Edmund S. Crelin, PhD, professor of Anatomy at the Yale University School of Medicine, testified that:

Nerves do not give off a flow of energy. Nerves are gland cells. They produce and release a hormone that causes the inhibition or the contraction of muscle cells and the inhibition or enhancement of secretion by a gland cell that includes another nerve cell. That is all they do, no more, no less. They do not actually conduct electricity or any other form of energy.

When a nerve cell undergoes its function of secreting a hormone, changes occur in its outer cell membrane that allow electrically-charged ions to move in and out of the cell in a step-wise fashion along the full extent of the nerve. This is what really occurs when a nerve is described as "conducting an impulse" or "firing." A spinal nerve at the intervertebral opening is actually a thin tube of connective tissue containing the extensions of millions of nerve cells. These extensions are the axons that are also described as "fibers." This latter term is misleading because it connotes a certain firmness such as fine wires would have. Nothing could be more incorrect. The axons are delicate, flimsy structures. Since they are merely elongated or drawn out parts of cells they need nourishment along with the cells that make up their sheaths. Therefore, delicate blood vessels are contained in what is called a nerve at the visible level. If compression of a nerve does not directly kill the axons, the axons may die because the compression cuts off the flow of blood in the vessels of the nerve. Compression of a nerve cell anywhere along its extent can cause it to secrete its hormone. If it is a sensory nerve cell, it can cause the brain to experience pain. If it is a motor nerve cell, the hormone can cause a muscle cell to contract.

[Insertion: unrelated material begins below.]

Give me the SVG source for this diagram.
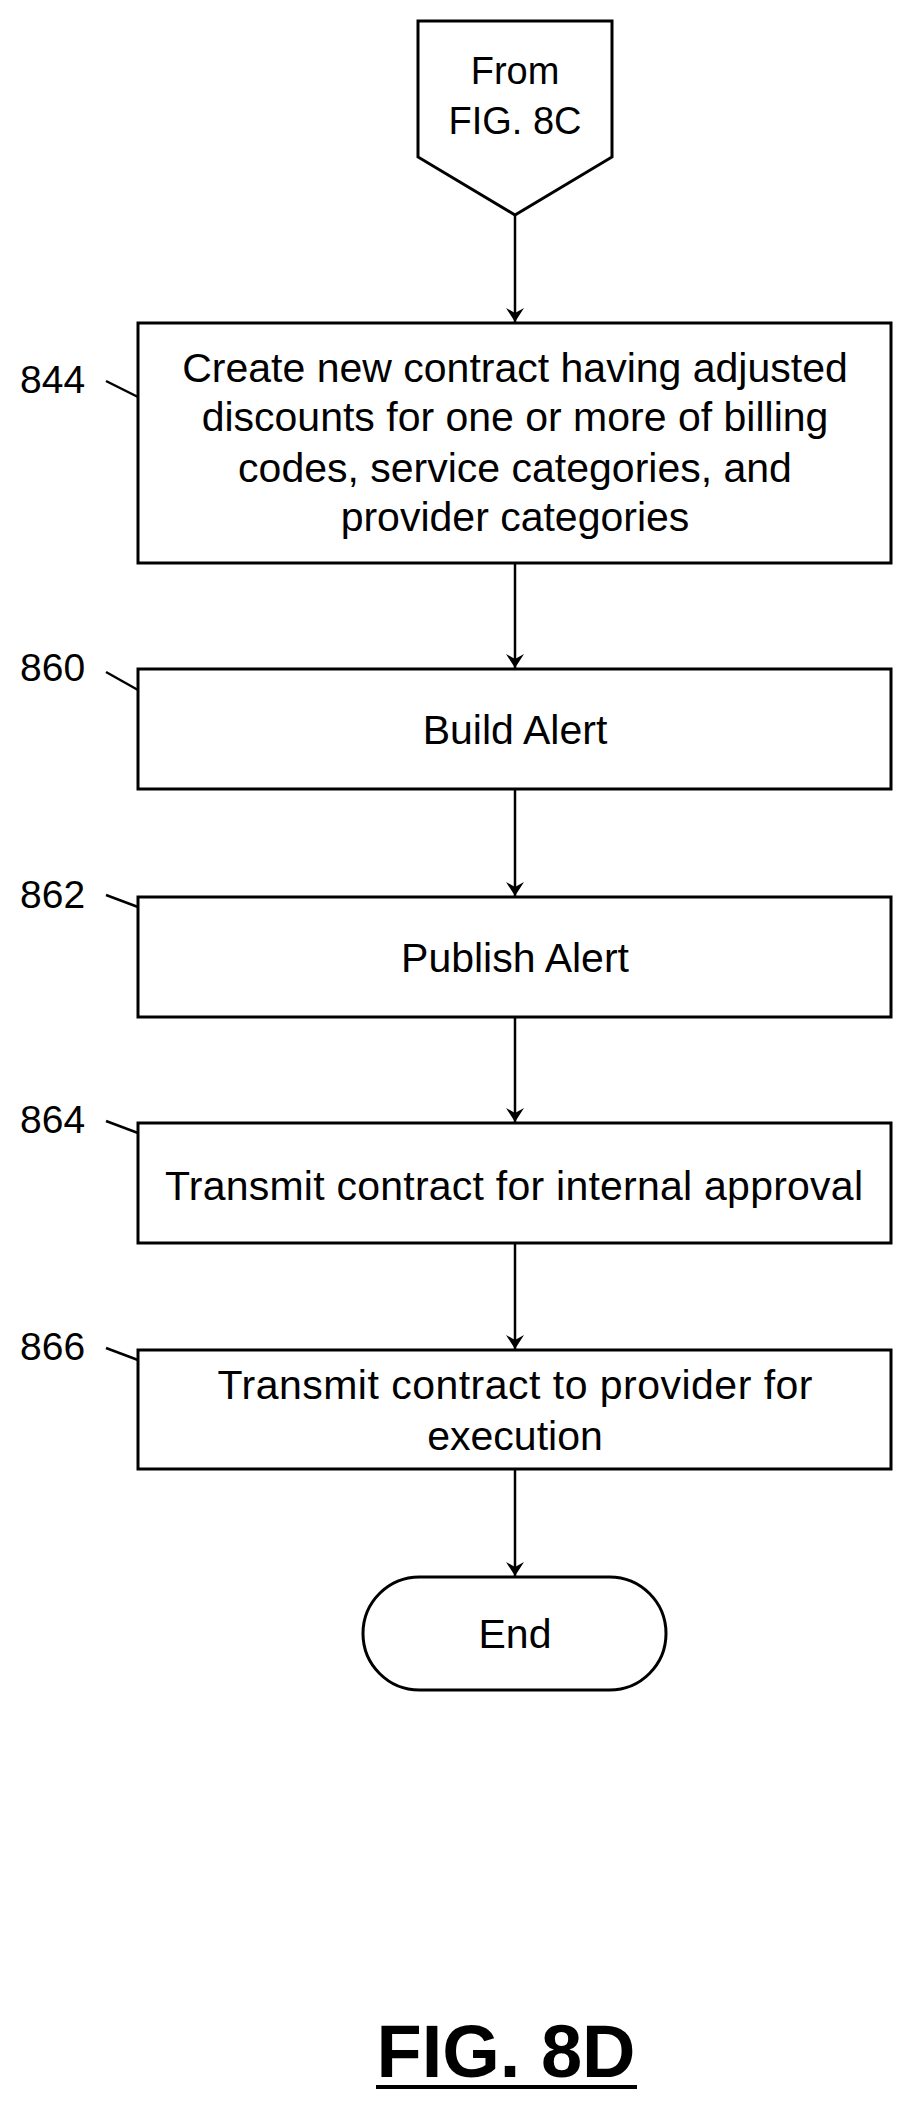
<svg xmlns="http://www.w3.org/2000/svg" width="911" height="2105" viewBox="0 0 911 2105">
<style>
.b{fill:#fff;stroke:#000;stroke-width:3}
.t{font-family:"Liberation Sans",Arial,sans-serif;font-size:41px;text-anchor:middle;fill:#000}
.l{font-family:"Liberation Sans",Arial,sans-serif;font-size:39px;fill:#000}
.c{stroke:#000;stroke-width:2.5;fill:none}
</style>
<defs><marker id="a" markerWidth="16" markerHeight="18" refX="14" refY="9" orient="auto" markerUnits="userSpaceOnUse"><path d="M0,0 L14,9 L0,18 L5,9 Z" fill="#000"/></marker></defs>
<g id="start"><path class="b" d="M414,21 H608 V157 L511,215 L414,157 Z" transform="translate(4,0)"/><text class="t" x="515" y="84" style="font-size:38px">From</text><text class="t" x="515" y="134" style="font-size:38px">FIG. 8C</text></g>
<g id="n844"><rect class="b" x="138" y="323" width="753" height="240"/><text class="t" x="515" y="382">Create new contract having adjusted</text><text class="t" x="515" y="431">discounts for one or more of billing</text><text class="t" x="515" y="482">codes, service categories, and</text><text class="t" x="515" y="531">provider categories</text><text class="l" x="20" y="393">844</text><path class="c" d="M106,381 L138,397"/></g>
<g id="n860"><rect class="b" x="138" y="669" width="753" height="120"/><text class="t" x="515" y="744">Build Alert</text><text class="l" x="20" y="681">860</text><path class="c" d="M106,672 L138,690"/></g>
<g id="n862"><rect class="b" x="138" y="897" width="753" height="120"/><text class="t" x="515" y="972">Publish Alert</text><text class="l" x="20" y="908">862</text><path class="c" d="M106,895 L138,907"/></g>
<g id="n864"><rect class="b" x="138" y="1123" width="753" height="120"/><text class="t" x="514" y="1200" textLength="698" lengthAdjust="spacing">Transmit contract for internal approval</text><text class="l" x="20" y="1133">864</text><path class="c" d="M106,1121 L138,1133"/></g>
<g id="n866"><rect class="b" x="138" y="1350" width="753" height="119"/><text class="t" x="515" y="1399" textLength="595" lengthAdjust="spacing">Transmit contract to provider for</text><text class="t" x="515" y="1450">execution</text><text class="l" x="20" y="1360">866</text><path class="c" d="M106,1348 L138,1360"/></g>
<g id="end"><rect class="b" x="363" y="1577" width="303" height="113" rx="56.5"/><text class="t" x="515" y="1648">End</text></g>
<g id="connectors">
<path class="c" d="M515,215 V322" marker-end="url(#a)"/>
<path class="c" d="M515,563 V668" marker-end="url(#a)"/>
<path class="c" d="M515,789 V896" marker-end="url(#a)"/>
<path class="c" d="M515,1017 V1122" marker-end="url(#a)"/>
<path class="c" d="M515,1243 V1349" marker-end="url(#a)"/>
<path class="c" d="M515,1469 V1576" marker-end="url(#a)"/>
</g>
<g id="title"><text x="506" y="2077" style="font-family:'Liberation Sans',Arial,sans-serif;font-size:74px;font-weight:bold;text-anchor:middle">FIG. 8D</text><path d="M376,2087 H637" stroke="#000" stroke-width="4"/></g>
</svg>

If the motor nerve cells to a skeletal (voluntary) muscle die, the muscle will be paralyzed and also die. This is because the motor nerve cells continuously supply skeletal muscle cells with substances needed for their survival, above and beyond the hormone the nerve cells secrete to make the muscle contract. This is not the case with the motor nerve cells to glands, heart muscle, or smooth (involuntary) muscle. Complete severance of the motor nerves from the spinal nerves to the heart, glands (salivary, thyroid, liver, pancreas, etc.), and smooth muscle of the lungs, esophagus, stomach, gall bladder, intestines, etc., has only transient effects. The gland cells and smooth and cardiac muscle cells not only survive, but function normally. They surely do not become diseased.

This was in response to a Pennsylvania chiropractor's claim that pinched nerves caused a reduction in the flow of "nerve energy" to some part of the body, with detrimental effects to that part of the body's health.